Here are four reasons why.

A For Sale sign in front of a house.

Image source: Getty Images.

1. Conditions can't get much worse

That existing home sales were the slowest they've been in 28 years shows how dry the housing market has become. On a per-capita basis, 2023 was the slowest year for the housing market in more than 30 years.

However, those conditions will almost certainly improve over the next few years. Americans will eventually need to sell their homes and buy new ones as the primary reasons that people buy and sell homes aren't economic. People die. They get married and divorced. They have children, and they retire and downsize. Those will continue to occur regardless of mortgage rates.

Over time, existing home sales should return to the historical mean, which will benefit operators like Opendoor, which are dependent on housing market transactions for their business.

2. Mortgage rates are likely to fall

High mortgage rates are the primary reason for the slowdown in the housing market, with the 30-year fixed-rate mortgage hitting nearly 8%. However, the Federal Reserve is forecasting three interest rate cuts this year, or 75 basis points worth of rate cuts, which will help bring mortgage rates down.

In fact, Fannie Mae predicts that mortgage rates will fall below 6% this year, which will help drive a housing market rebound.

Rising mortgage rates hammered Opendoor in 2022 as the company was stuck with overpriced inventory as home prices fell and demand dried up. Falling mortgage rates, on the other hand, should have the opposite effect. They should help push home prices higher by lowering monthly payments and bringing in more buyers.

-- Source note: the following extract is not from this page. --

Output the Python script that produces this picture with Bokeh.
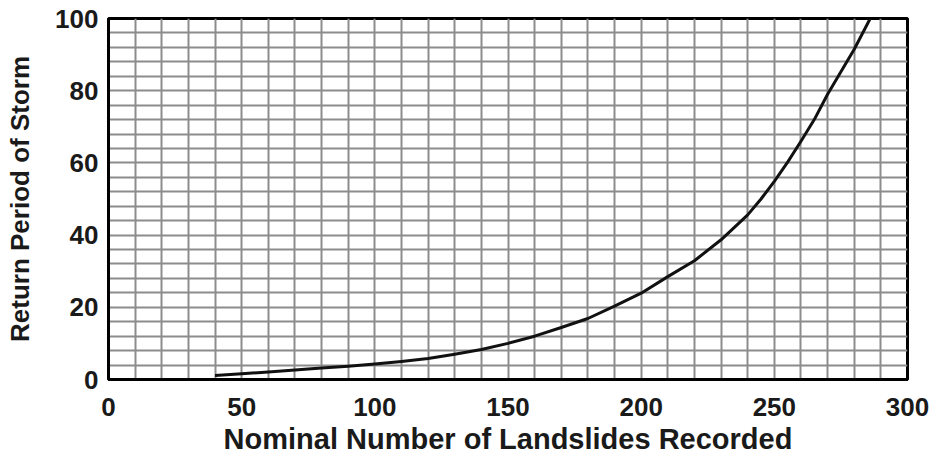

Since Opendoor's business is essentially home-flipping, the business should rapidly turn profitable if home prices start to rise again.

3. The business is more streamlined

Opendoor stock has plunged since it went public through a SPAC merger at the end of 2020, and the stock is now down 90% from its peak.

However, management has responded to the housing market slowdown by cutting costs and driving efficiencies in the business. The company cut roughly 40% of its jobs in two rounds of layoffs, and it's significantly reduced its inventory, setting it up for a recovery in the housing market.

The company is also getting access to more home sales transactions, saying more than 30% of U.S. transactions fell into its buybox, and it's improved its customer acquisition channels.

Those improvements make the company well positioned to capitalize on the coming turnaround in the housing market.

4. The stock is already building momentum

Opendoor stock has been highly volatile, but it's already responding to signs of lower interest rates. In fact, the stock more than doubled from its nadir at the end of October to its peak just before the end of the year.

The real estate stock has pulled back in 2024 as investors have tamped down their estimates for the timing of the first rate cut, but Opendoor looks like a good bet to move higher over the coming years as rates fall, and the company's cost cuts pay off.